NBCUniversal Chief Executive Steve Burke once again outranks his boss in compensation
For a second straight year, NBCUniversal Chief Executive Steve Burke raked in a bigger compensation package than his boss — Comcast Chief Executive Brian Roberts.
Burke received $46.5 million in compensation in 2017, nearly $500,000 more than in 2016. Meanwhile, the compensation for Roberts, who runs the nation’s largest cable TV and high-speed internet service provider as well as NBCUniversal, was valued at $32.5 million, slightly less than what he received in the previous year, according to a regulatory filing Monday.
Comcast is unusual because it runs two companies within one and boasts two high-powered CEOs — Roberts and Burke. Burke, who has worked at Comcast for 20 years, has provided day-to-day management of NBCUniversal since Comcast acquired the media company from General Electric in 2011.
Burke’s 2017 compensation was boosted by $10 million in stock options, which was the second installment of an award that he received in 2016 when he extended his employment agreement with Comcast through August 2020.
NBCUniversal also turned in a strong financial performance.

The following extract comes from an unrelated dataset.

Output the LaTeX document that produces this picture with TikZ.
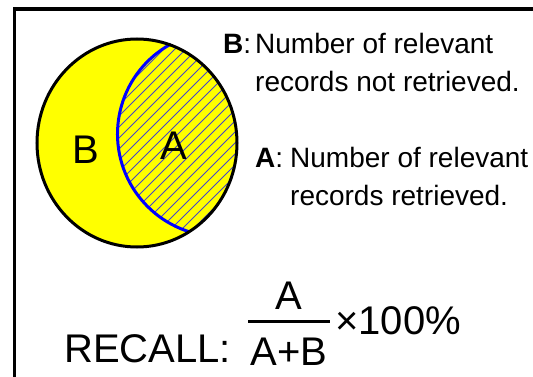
\documentclass[tikz,border=0pt]{standalone}
\usepackage{fontspec}
\setmainfont{Liberation Sans}
\definecolor{hatchblue}{RGB}{70,70,200}
\definecolor{arcblue}{RGB}{0,0,255}
\definecolor{vennyellow}{RGB}{255,255,0}
\begin{document}
\begin{tikzpicture}[x=1pt,y=1pt,
  txt/.style={inner sep=0pt, font=\fontsize{28}{34}\selectfont, anchor=base west},
  big/.style={inner sep=0pt, font=\fontsize{40}{48}\selectfont},
  hatchline/.style={draw=hatchblue, line width=0.9pt},
  frameline/.style={line width=3.6pt, line join=miter},
  outline/.style={line width=3pt},
  arcline/.style={draw=arcblue, line width=3pt}]
\useasboundingbox (0,0) rectangle (533,376);
\fill[white] (0,0) rectangle (533,376);
% frame
\draw[frameline] (14.5,-3) -- (14.5,367) -- (537,367);
% Venn
\coordinate (c) at (137,233);
\coordinate (ca) at (220,242);
\fill[vennyellow] (c) ellipse [x radius=100, y radius=104];
\begin{scope}
  \clip (ca) ++(118.7:102.5) arc[start angle=118.7, end angle=252.6, radius=102.5]
        arc[start angle=-58.5, end angle=70.6, x radius=100, y radius=104] -- cycle;
  \foreach \k in {-240,-229,...,130} {
    \draw[hatchline] ({120+\k},120) -- ({350+\k},350);
  }
\end{scope}
\draw[arcline] (ca) ++(118.7:102.5) arc[start angle=118.7, end angle=252.6, radius=102.5];
\draw[outline] (c) ellipse [x radius=100, y radius=104];
\node[big] (labB) at (85.5,226) {B};
\node[big] (labA) at (173.5,230) {A};
% descriptions
\node[txt] (Bkey) at (223,323) {\textbf{B}:};
\node[txt] (Bl1) at (255,323) {Number of relevant};
\node[txt] (Bl2) at (255,285) {records not retrieved.};
\node[txt] (Akey) at (255,209) {\textbf{A}:};
\node[txt] (Al1) at (290,209) {Number of relevant};
\node[txt] (Al2) at (290,171) {records retrieved.};
% formula
\node[big, anchor=base west] (recall) at (64,14) {RECALL:};
\node[big, anchor=base] (num) at (289,67) {A};
\node[big, anchor=base] (den) at (289,11) {A+B};
\coordinate (barL) at (248,55);
\coordinate (barR) at (330,55);
\draw[outline] (barL) -- (barR);
\node[big, anchor=base west] (pct) at (335,42) {×100\%};
\end{tikzpicture}
\end{document}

“The NBC network continued to be the top ranked broadcast network among adults [aged] 18-49, the filmed entertainment business had record profitably in 2017 and the theme park businesses continued to achieve strong financial results,” Comcast said in its filing.
In addition to his $2.9 million base salary, Burke received $15.3 million in stock options. He also drew an $8.5 million cash bonus and $5.3 million in stock. Comcast contributed $4 million to his deferred compensation account, which, along with his pension, increased in value by $10.2 million last year.
Roberts received $3.1 million in base salary, a $9.1 million cash bonus, $5.3 million in stock, $5.4 million in option awards, and the company contributed $4 million to his deferred compensation account, which, along with his pension, increased in value by $5.1 million last year.
NBCUniversal has become increasingly important to Comcast in recent years. The Philadelphia cable giant is at a crossroads as cord-cutting begins to erode its core business of selling packages of TV channels. The company reported last week that it had shed 96,000 video customers in the first quarter. Comcast was not alone: AT&T said it lost 187,000 traditional pay-TV subscribers in the same period; Charter Communications on Friday reported a net loss of 122,000 pay-TV subscribers.
The disappointing customer numbers triggered a sell-off on Wall Street. Charter suffered the harshest fall, losing 12% in market value on Friday before gaining on Monday. Since Thursday, Charter’s stock is down 10%.
AT&T’s stock has fallen 7% since Thursday, and Comcast has lost nearly 6%. Comcast on Monday closed down 42 cents, or 1.3%, to $31.39.
Despite the pay-TV subscriber losses, Comcast beat Wall Street’s estimates for first quarter earnings on the strength of advertising for NBC’s sports programming, including the Winter Olympics in South Korea and the Super Bowl in Minneapolis.
The company, however, is trying to diversify and expand its reach internationally. Last week, Comcast formalized its $30.7 billion bid for the European satellite TV company Sky, prompting a bidding war for the service with 21st Century Fox, controlled by Rupert Murdoch and his family, and Walt Disney Co. Sky boasts more than 22 million customers in Britain, Germany, Ireland, Austria and Italy.